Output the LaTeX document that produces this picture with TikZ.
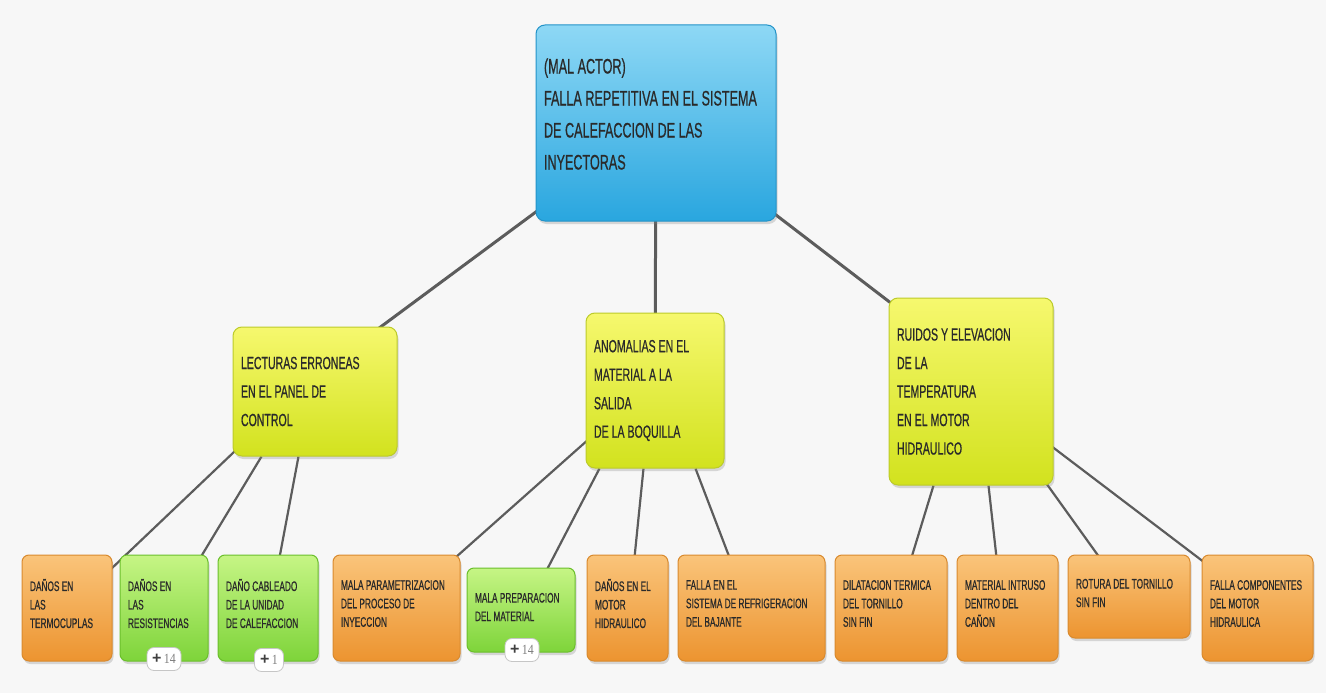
\documentclass[tikz,border=0pt]{standalone}
\usepackage{fontspec}
\newfontfamily\cf[FakeStretch=0.6, FakeBold=0.6]{Liberation Sans}
\newfontfamily\cfnum[FakeStretch=0.85]{Liberation Serif}
\usetikzlibrary{calc,shadows,backgrounds}

\definecolor{bgpaper}{HTML}{F7F7F7}
\definecolor{blueTop}{HTML}{8ED8F5}
\definecolor{blueBot}{HTML}{29A6DF}
\definecolor{blueEdge}{HTML}{2393C8}
\definecolor{yelTop}{HTML}{F6F86E}
\definecolor{yelBot}{HTML}{D2E21E}
\definecolor{yelEdge}{HTML}{BCCB2A}
\definecolor{orTop}{HTML}{FAC47A}
\definecolor{orBot}{HTML}{EC9430}
\definecolor{orEdge}{HTML}{D98A2E}
\definecolor{grTop}{HTML}{C6F585}
\definecolor{grBot}{HTML}{7ED43A}
\definecolor{grEdge}{HTML}{6BBF2C}
\definecolor{linkgray}{HTML}{5C5C5C}
\definecolor{inkdark}{HTML}{2A2A2A}

% condensed label face
\newcommand{\labelface}[2]{\cf\fontsize{#1}{#2}\selectfont}

\tikzset{
  box/.style={rectangle, rounded corners=9pt, draw, line width=1pt,
    inner xsep=8pt, inner ysep=0pt, align=left, text=inkdark,
    execute at begin node={\spaceskip=0.17em plus 0.05em\relax\xspaceskip=\spaceskip},
    drop shadow={opacity=0.28, shadow xshift=1.5pt, shadow yshift=-3pt}},
  rootbox/.style={box, top color=blueTop, bottom color=blueBot, draw=blueEdge,
    font=\labelface{21}{32}},
  midbox/.style={box, top color=yelTop, bottom color=yelBot, draw=yelEdge,
    font=\labelface{17.6}{28.5}},
  leafo/.style={box, rounded corners=7pt, top color=orTop, bottom color=orBot,
    draw=orEdge, font=\labelface{13.8}{18.5}},
  leafg/.style={leafo, top color=grTop, bottom color=grBot, draw=grEdge},
  badge/.style={rectangle, rounded corners=7pt, fill=white, draw=gray!45,
    line width=0.8pt, minimum width=34pt, minimum height=23pt, inner sep=0pt,
    text=gray, font=\cfnum\fontsize{14}{14}\selectfont},
  biglink/.style={draw=linkgray, line width=3pt},
  link/.style={draw=linkgray, line width=2.2pt},
}

\newcommand{\plusmark}{{\fontspec{Liberation Sans}\bfseries\fontsize{16}{16}\selectfont\color{darkgray}+}}
\newcommand{\lift}[1]{\par\vspace*{#1}}

\begin{document}
\begin{tikzpicture}[x=1pt, y=-1pt]
\useasboundingbox (0,0) rectangle (1326,693);

% root
\node[rootbox, text width=224pt, minimum height=196pt] (root) at (656,123)
  {(MAL ACTOR)\\FALLA REPETITIVA EN EL SISTEMA\\DE CALEFACCION DE LAS\\INYECTORAS\lift{18pt}};

% second level
\node[midbox, text width=148pt, minimum height=129pt] (lect) at (315,391.5)
  {LECTURAS ERRONEAS\\EN EL PANEL DE\\CONTROL};
\node[midbox, text width=122pt, minimum height=155pt] (anom) at (655,390.5)
  {ANOMALIAS EN EL\\MATERIAL A LA\\SALIDA\\DE LA BOQUILLA};
\node[midbox, text width=148pt, minimum height=187pt] (ruid) at (971,391.5)
  {RUIDOS Y ELEVACION\\DE LA\\TEMPERATURA\\EN EL MOTOR\\HIDRAULICO};

% third level
\node[leafo, text width=74pt, minimum height=106pt] (b1) at (67,608)
  {DAÑOS EN\\LAS\\TERMOCUPLAS\lift{9pt}};
\node[leafg, text width=72pt, minimum height=106pt] (b2) at (164,608)
  {DAÑOS EN\\LAS\\RESISTENCIAS\lift{9pt}};
\node[leafg, text width=84pt, minimum height=106pt] (b3) at (268,608)
  {DAÑO CABLEADO\\DE LA UNIDAD\\DE CALEFACCION\lift{9pt}};
\node[leafo, text width=111pt, minimum height=106pt] (b4) at (396.5,608)
  {MALA PARAMETRIZACION\\DEL PROCESO DE\\INYECCION\lift{9pt}};
\node[leafg, text width=92pt, minimum height=84pt] (b5) at (521,610)
  {MALA PREPARACION\\DEL MATERIAL\lift{6pt}};
\node[leafo, text width=65pt, minimum height=106pt] (b6) at (627.5,608)
  {DAÑOS EN EL\\MOTOR\\HIDRAULICO\lift{9pt}};
\node[leafo, text width=131pt, minimum height=106pt] (b7) at (751.5,608)
  {FALLA EN EL\\SISTEMA DE REFRIGERACION\\DEL BAJANTE\lift{9pt}};
\node[leafo, text width=96pt, minimum height=106pt] (b8) at (891,608)
  {DILATACION TERMICA\\DEL TORNILLO\\SIN FIN\lift{9pt}};
\node[leafo, text width=85pt, minimum height=106pt] (b9) at (1007.5,608)
  {MATERIAL INTRUSO\\DENTRO DEL\\CAÑON\lift{9pt}};
\node[leafo, text width=106pt, minimum height=83pt] (b10) at (1129,596.5)
  {ROTURA DEL TORNILLO\\SIN FIN\lift{7pt}};
\node[leafo, text width=95pt, minimum height=106pt] (b11) at (1257.5,608)
  {FALLA COMPONENTES\\DEL MOTOR\\HIDRAULICA\lift{9pt}};

% collapsed-branch counters
\node[badge] (k2) at (164,659) {\plusmark\,14};
\node[badge, minimum width=29pt] (k3) at (269,660) {\plusmark\,1};
\node[badge] (k5) at (522,650) {\plusmark\,14};

% connectors, drawn behind the boxes
\begin{scope}[on background layer]
  \fill[bgpaper] (0,0) rectangle (1326,693);
  \draw[biglink] (root.center) -- ($(lect.north east)+(-19,2)$);
  \draw[biglink] (root.center) -- (anom.center);
  \draw[biglink] (root.center) -- ($(ruid.north west)+(3,6)$);

  \draw[link] ($(lect.south west)+(2,-5)$) -- ($(b1.north east)+(-2,15)$);
  \draw[link] ($(lect.south west)+(29,0)$) -- ($(b2.north east)+(-8,3)$);
  \draw[link] ($(lect.south west)+(66,0)$) -- ($(b3.north west)+(62,3)$);

  \draw[link] ($(anom.south west)+(4,-30)$) -- ($(b4.north east)+(-5,3)$);
  \draw[link] ($(anom.south west)+(14,0)$) -- ($(b5.north west)+(80,3)$);
  \draw[link] ($(anom.south west)+(58,0)$) -- ($(b6.north west)+(48,3)$);
  \draw[link] ($(anom.south west)+(110,0)$) -- ($(b7.north west)+(52,3)$);

  \draw[link] ($(ruid.south west)+(45,0)$) -- ($(b8.north west)+(77,3)$);
  \draw[link] ($(ruid.south west)+(100,0)$) -- ($(b9.north west)+(40,3)$);
  \draw[link] ($(ruid.south east)+(-10,-6)$) -- ($(b10.north west)+(32,3)$);
  \draw[link] ($(ruid.south east)+(-3,-40)$) -- ($(b11.north west)+(3,8)$);
\end{scope}
\end{tikzpicture}
\end{document}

What to work on: Every line of the data above should be quoted exactly. Omit the pictures.

Written response:
Output the LaTeX document that produces this picture with TikZ.
\documentclass[tikz,border=0pt]{standalone}
\usepackage{fontspec}
\newfontfamily\cf[FakeStretch=0.6, FakeBold=0.6]{Liberation Sans}
\newfontfamily\cfnum[FakeStretch=0.85]{Liberation Serif}
\usetikzlibrary{calc,shadows,backgrounds}

\definecolor{bgpaper}{HTML}{F7F7F7}
\definecolor{blueTop}{HTML}{8ED8F5}
\definecolor{blueBot}{HTML}{29A6DF}
\definecolor{blueEdge}{HTML}{2393C8}
\definecolor{yelTop}{HTML}{F6F86E}
\definecolor{yelBot}{HTML}{D2E21E}
\definecolor{yelEdge}{HTML}{BCCB2A}
\definecolor{orTop}{HTML}{FAC47A}
\definecolor{orBot}{HTML}{EC9430}
\definecolor{orEdge}{HTML}{D98A2E}
\definecolor{grTop}{HTML}{C6F585}
\definecolor{grBot}{HTML}{7ED43A}
\definecolor{grEdge}{HTML}{6BBF2C}
\definecolor{linkgray}{HTML}{5C5C5C}
\definecolor{inkdark}{HTML}{2A2A2A}

% condensed label face
\newcommand{\labelface}[2]{\cf\fontsize{#1}{#2}\selectfont}

\tikzset{
  box/.style={rectangle, rounded corners=9pt, draw, line width=1pt,
    inner xsep=8pt, inner ysep=0pt, align=left, text=inkdark,
    execute at begin node={\spaceskip=0.17em plus 0.05em\relax\xspaceskip=\spaceskip},
    drop shadow={opacity=0.28, shadow xshift=1.5pt, shadow yshift=-3pt}},
  rootbox/.style={box, top color=blueTop, bottom color=blueBot, draw=blueEdge,
    font=\labelface{21}{32}},
  midbox/.style={box, top color=yelTop, bottom color=yelBot, draw=yelEdge,
    font=\labelface{17.6}{28.5}},
  leafo/.style={box, rounded corners=7pt, top color=orTop, bottom color=orBot,
    draw=orEdge, font=\labelface{13.8}{18.5}},
  leafg/.style={leafo, top color=grTop, bottom color=grBot, draw=grEdge},
  badge/.style={rectangle, rounded corners=7pt, fill=white, draw=gray!45,
    line width=0.8pt, minimum width=34pt, minimum height=23pt, inner sep=0pt,
    text=gray, font=\cfnum\fontsize{14}{14}\selectfont},
  biglink/.style={draw=linkgray, line width=3pt},
  link/.style={draw=linkgray, line width=2.2pt},
}

\newcommand{\plusmark}{{\fontspec{Liberation Sans}\bfseries\fontsize{16}{16}\selectfont\color{darkgray}+}}
\newcommand{\lift}[1]{\par\vspace*{#1}}

\begin{document}
\begin{tikzpicture}[x=1pt, y=-1pt]
\useasboundingbox (0,0) rectangle (1326,693);

% root
\node[rootbox, text width=224pt, minimum height=196pt] (root) at (656,123)
  {(MAL ACTOR)\\FALLA REPETITIVA EN EL SISTEMA\\DE CALEFACCION DE LAS\\INYECTORAS\lift{18pt}};

% second level
\node[midbox, text width=148pt, minimum height=129pt] (lect) at (315,391.5)
  {LECTURAS ERRONEAS\\EN EL PANEL DE\\CONTROL};
\node[midbox, text width=122pt, minimum height=155pt] (anom) at (655,390.5)
  {ANOMALIAS EN EL\\MATERIAL A LA\\SALIDA\\DE LA BOQUILLA};
\node[midbox, text width=148pt, minimum height=187pt] (ruid) at (971,391.5)
  {RUIDOS Y ELEVACION\\DE LA\\TEMPERATURA\\EN EL MOTOR\\HIDRAULICO};

% third level
\node[leafo, text width=74pt, minimum height=106pt] (b1) at (67,608)
  {DAÑOS EN\\LAS\\TERMOCUPLAS\lift{9pt}};
\node[leafg, text width=72pt, minimum height=106pt] (b2) at (164,608)
  {DAÑOS EN\\LAS\\RESISTENCIAS\lift{9pt}};
\node[leafg, text width=84pt, minimum height=106pt] (b3) at (268,608)
  {DAÑO CABLEADO\\DE LA UNIDAD\\DE CALEFACCION\lift{9pt}};
\node[leafo, text width=111pt, minimum height=106pt] (b4) at (396.5,608)
  {MALA PARAMETRIZACION\\DEL PROCESO DE\\INYECCION\lift{9pt}};
\node[leafg, text width=92pt, minimum height=84pt] (b5) at (521,610)
  {MALA PREPARACION\\DEL MATERIAL\lift{6pt}};
\node[leafo, text width=65pt, minimum height=106pt] (b6) at (627.5,608)
  {DAÑOS EN EL\\MOTOR\\HIDRAULICO\lift{9pt}};
\node[leafo, text width=131pt, minimum height=106pt] (b7) at (751.5,608)
  {FALLA EN EL\\SISTEMA DE REFRIGERACION\\DEL BAJANTE\lift{9pt}};
\node[leafo, text width=96pt, minimum height=106pt] (b8) at (891,608)
  {DILATACION TERMICA\\DEL TORNILLO\\SIN FIN\lift{9pt}};
\node[leafo, text width=85pt, minimum height=106pt] (b9) at (1007.5,608)
  {MATERIAL INTRUSO\\DENTRO DEL\\CAÑON\lift{9pt}};
\node[leafo, text width=106pt, minimum height=83pt] (b10) at (1129,596.5)
  {ROTURA DEL TORNILLO\\SIN FIN\lift{7pt}};
\node[leafo, text width=95pt, minimum height=106pt] (b11) at (1257.5,608)
  {FALLA COMPONENTES\\DEL MOTOR\\HIDRAULICA\lift{9pt}};

% collapsed-branch counters
\node[badge] (k2) at (164,659) {\plusmark\,14};
\node[badge, minimum width=29pt] (k3) at (269,660) {\plusmark\,1};
\node[badge] (k5) at (522,650) {\plusmark\,14};

% connectors, drawn behind the boxes
\begin{scope}[on background layer]
  \fill[bgpaper] (0,0) rectangle (1326,693);
  \draw[biglink] (root.center) -- ($(lect.north east)+(-19,2)$);
  \draw[biglink] (root.center) -- (anom.center);
  \draw[biglink] (root.center) -- ($(ruid.north west)+(3,6)$);

  \draw[link] ($(lect.south west)+(2,-5)$) -- ($(b1.north east)+(-2,15)$);
  \draw[link] ($(lect.south west)+(29,0)$) -- ($(b2.north east)+(-8,3)$);
  \draw[link] ($(lect.south west)+(66,0)$) -- ($(b3.north west)+(62,3)$);

  \draw[link] ($(anom.south west)+(4,-30)$) -- ($(b4.north east)+(-5,3)$);
  \draw[link] ($(anom.south west)+(14,0)$) -- ($(b5.north west)+(80,3)$);
  \draw[link] ($(anom.south west)+(58,0)$) -- ($(b6.north west)+(48,3)$);
  \draw[link] ($(anom.south west)+(110,0)$) -- ($(b7.north west)+(52,3)$);

  \draw[link] ($(ruid.south west)+(45,0)$) -- ($(b8.north west)+(77,3)$);
  \draw[link] ($(ruid.south west)+(100,0)$) -- ($(b9.north west)+(40,3)$);
  \draw[link] ($(ruid.south east)+(-10,-6)$) -- ($(b10.north west)+(32,3)$);
  \draw[link] ($(ruid.south east)+(-3,-40)$) -- ($(b11.north west)+(3,8)$);
\end{scope}
\end{tikzpicture}
\end{document}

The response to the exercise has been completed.